Search code examples
machine-learningwekadecision-treearffj48

WEKA using class values to solve decision tree?


I am brand new to WEKA and ML, so please excuse my ignorance with the following. I've wasted several hours trying to figure it out, so hopefully someone could point me in the right direction:

I am trying to run a J48 decision tree on data for USDJPY. The data was loaded via .csv file and the class value is of nominal type, more specifically a value of TRUE or FALSE if USDJPY was trading more than 1% higher after 20 sessions. The problem is, When I run the algorithm, the decision tree is simply using the class value to solve the problem, which is useless. There are *22 attributes other than the class attribute from which I am looking to predict the class attribute.

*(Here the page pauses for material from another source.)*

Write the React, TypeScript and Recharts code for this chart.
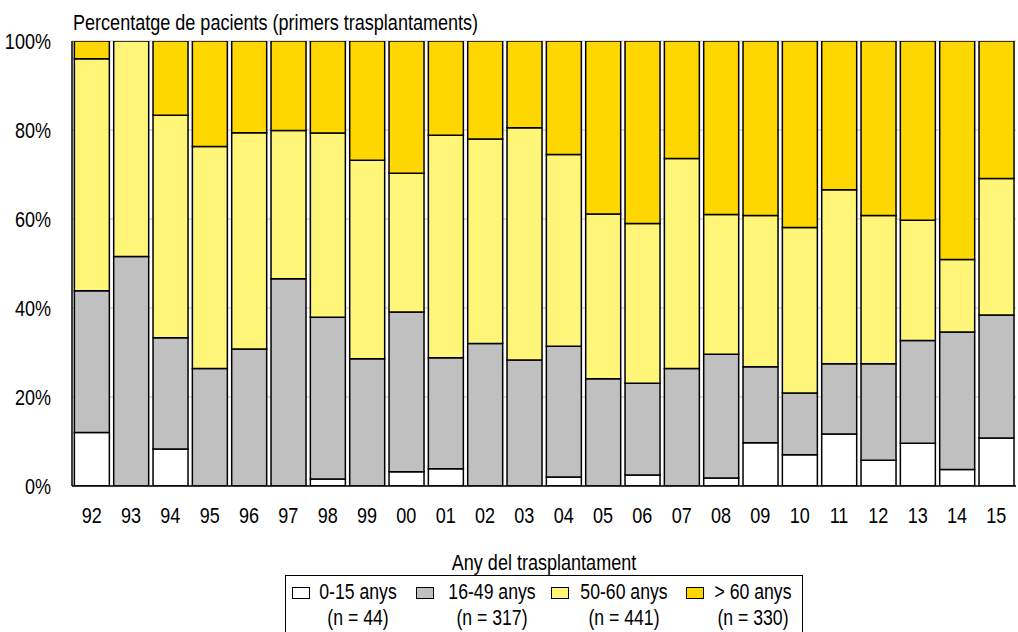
import React from 'react';
import { BarChart, Bar, XAxis, YAxis, CartesianGrid, Legend } from 'recharts';

const years = ['92', '93', '94', '95', '96', '97', '98', '99', '00', '01', '02', '03', '04', '05', '06', '07', '08', '09', '10', '11', '12', '13', '14', '15'];
const age0to15 = [12.0, 0, 8.3, 0, 0, 0, 1.6, 0, 3.2, 3.9, 0, 0, 2.0, 0, 2.5, 0, 1.8, 9.7, 7.0, 11.7, 5.8, 9.6, 3.7, 10.8];
const age16to49 = [31.9, 51.6, 25.0, 26.4, 30.8, 46.6, 36.3, 28.6, 35.9, 24.9, 32.0, 28.3, 29.4, 24.1, 20.6, 26.4, 27.8, 17.1, 13.9, 15.8, 21.7, 23.1, 30.9, 27.6];
const age50to60 = [52.1, 48.4, 50.0, 49.9, 48.6, 33.3, 41.4, 44.6, 31.2, 50.0, 46.0, 52.2, 43.1, 37.0, 35.9, 47.2, 31.4, 34.0, 37.2, 39.1, 33.3, 27.0, 16.3, 30.7];
const ageOver60 = [4.0, 0, 16.7, 23.7, 20.6, 20.1, 20.7, 26.8, 29.7, 21.2, 22.0, 19.5, 25.5, 38.9, 41.0, 26.4, 39.0, 39.2, 41.9, 33.4, 39.2, 40.3, 49.1, 30.9];

const yTicks = [0, 20, 40, 60, 80, 100];
const seriesKeys = ['a', 'b', 'c', 'd'];
const seriesNames = ['0-15 anys', '16-49 anys', '50-60 anys', '> 60 anys'];
const seriesCounts = [44, 317, 441, 330];
const seriesColors = ['#ffffff', '#c0c0c0', '#fff578', '#ffd700'];

const titleText = 'Percentatge de pacients (primers trasplantaments)';
const xAxisTitle = 'Any del trasplantament';

const data = years.map((year, i) => ({
  year,
  a: age0to15[i],
  b: age16to49[i],
  c: age50to60[i],
  d: ageOver60[i],
}));

const FONT = "'Liberation Sans', Arial, sans-serif";
const NARROW = 0.82;

// legend item placement inside the box (px from the box's left edge)
const swatchLeft = [7, 131, 266, 401];
const textCenter = [73.5, 207, 339, 468];

const YTick = (props: any) => {
  const { x, y, payload } = props;
  return (
    <text
      transform={`translate(${x},${y}) scale(${NARROW},1)`}
      textAnchor="end"
      dy="0.355em"
      fontSize={22}
      fontFamily={FONT}
      fill="#000"
    >
      {`${payload.value}%`}
    </text>
  );
};

const XTick = (props: any) => {
  const { x, y, payload } = props;
  return (
    <text
      transform={`translate(${x},${y}) scale(${NARROW},1)`}
      textAnchor="middle"
      dy="0.71em"
      fontSize={22}
      fontFamily={FONT}
      fill="#000"
    >
      {payload.value}
    </text>
  );
};

const XLabel = (props: any) => {
  const vb = props.viewBox || {};
  const cx = vb.x + vb.width / 2;
  const y = vb.y + vb.height - 3;
  return (
    <text
      transform={`translate(${cx},${y}) scale(${NARROW},1)`}
      textAnchor="middle"
      fontSize={22}
      fontFamily={FONT}
      fill="#000"
    >
      {xAxisTitle}
    </text>
  );
};

const LegendBox = () => (
  <div
    style={{
      position: 'relative',
      boxSizing: 'border-box',
      width: 518,
      height: 59,
      border: '1.5px solid #000',
      background: '#fff',
      fontFamily: FONT,
      fontSize: 21.5,
      lineHeight: '26px',
      color: '#000',
    }}
  >
    {seriesNames.map((name, i) => (
      <React.Fragment key={name}>
        <div
          style={{
            position: 'absolute',
            boxSizing: 'border-box',
            left: swatchLeft[i] - 1.5,
            top: 10.5,
            width: 18,
            height: 12,
            border: '1.3px solid #000',
            background: seriesColors[i],
          }}
        />
        <div
          style={{
            position: 'absolute',
            left: textCenter[i] - 1.5 - 100,
            top: 2.5,
            width: 200,
            textAlign: 'center',
            whiteSpace: 'nowrap',
            transform: `scaleX(${NARROW})`,
            transformOrigin: 'center',
          }}
        >
          <div>{name}</div>
          <div>{`(n = ${seriesCounts[i]})`}</div>
        </div>
      </React.Fragment>
    ))}
  </div>
);

export default function App() {
  return (
    <div style={{ position: 'absolute', left: 0, top: 0, width: 1018, height: 632, background: '#fff' }}>
      <div
        style={{
          position: 'absolute',
          left: 73,
          top: 12,
          fontFamily: FONT,
          fontSize: 22,
          lineHeight: '22px',
          color: '#000',
          whiteSpace: 'nowrap',
          transform: `scaleX(${NARROW})`,
          transformOrigin: 'left center',
        }}
      >
        {titleText}
      </div>
      <BarChart
        width={1018}
        height={632}
        data={data}
        margin={{ top: 41, right: 2, bottom: 0, left: 0 }}
        barCategoryGap="6%"
        style={{ fontFamily: FONT }}
      >
        <CartesianGrid vertical={false} stroke="#d6d6d6" strokeWidth={1.5} />
        <XAxis
          dataKey="year"
          height={87}
          tickLine={false}
          tickSize={6}
          tickMargin={15}
          interval={0}
          axisLine={{ stroke: '#000', strokeWidth: 1.5 }}
          tick={<XTick />}
          label={<XLabel />}
        />
        <XAxis
          xAxisId="top"
          orientation="top"
          dataKey="year"
          height={0}
          tick={false}
          tickLine={false}
          axisLine={{ stroke: '#000', strokeWidth: 1.5 }}
        />
        <YAxis
          width={72}
          domain={[0, 100]}
          allowDataOverflow
          ticks={yTicks}
          tickLine={false}
          tickSize={6}
          tickMargin={15}
          axisLine={{ stroke: '#000', strokeWidth: 1.5 }}
          tick={<YTick />}
        />
        <YAxis
          yAxisId="right"
          orientation="right"
          width={0}
          domain={[0, 100]}
          tick={false}
          tickLine={false}
          axisLine={{ stroke: '#000', strokeWidth: 1.5 }}
        />
        <Legend
          verticalAlign="bottom"
          align="left"
          wrapperStyle={{ left: 285, bottom: -2 }}
          content={() => <LegendBox />}
        />
        {seriesKeys.map((key, i) => (
          <Bar
            key={key}
            dataKey={key}
            name={seriesNames[i]}
            stackId="s"
            fill={seriesColors[i]}
            stroke="#000"
            strokeWidth={1.5}
            isAnimationActive={false}
          />
        ))}
      </BarChart>
    </div>
  );
}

When comparing my dataset to the example "glass" dataset, I cannot find any difference between the two that would explain my problem. "glass.arff" works as expected when I run J48 (with identical settings) by trying to predict the class value (type of glass) via the other attributes (ie it gets some guesses wrong).

What am I missing here? here is a list of the attributes:

@ATTRIBUTE date NUMERIC
@ATTRIBUTE open NUMERIC
@ATTRIBUTE high NUMERIC
@ATTRIBUTE low NUMERIC
@ATTRIBUTE close NUMERIC
@ATTRIBUTE 1daypctchg NUMERIC
@ATTRIBUTE smavg50onclose NUMERIC
@ATTRIBUTE smavg100onclose NUMERIC
@ATTRIBUTE smavg200onclose NUMERIC
@ATTRIBUTE ubb2 NUMERIC
@ATTRIBUTE bollma2 onclose NUMERIC
@ATTRIBUTE lbb2 NUMERIC
@ATTRIBUTE bollwjpybgn NUMERIC
@ATTRIBUTE %bjpybgn NUMERIC
@ATTRIBUTE rsi NUMERIC
@ATTRIBUTE ma50>100 {FALSE,TRUE}
@ATTRIBUTE ma50>200 {FALSE,TRUE}
@ATTRIBUTE ma100>200 {FALSE,TRUE}
@ATTRIBUTE up1pct5d? {FALSE,TRUE}
@ATTRIBUTE up1pct20d? {FALSE,TRUE}
@ATTRIBUTE dwn1pct5d? {FALSE,TRUE}
@ATTRIBUTE dwn1pct20d? {FALSE,TRUE}

Solution

  • Weka (and its J48 implementation) should be able to classify your data as long as the ground-truth class is consistently in the same column of your .csv file.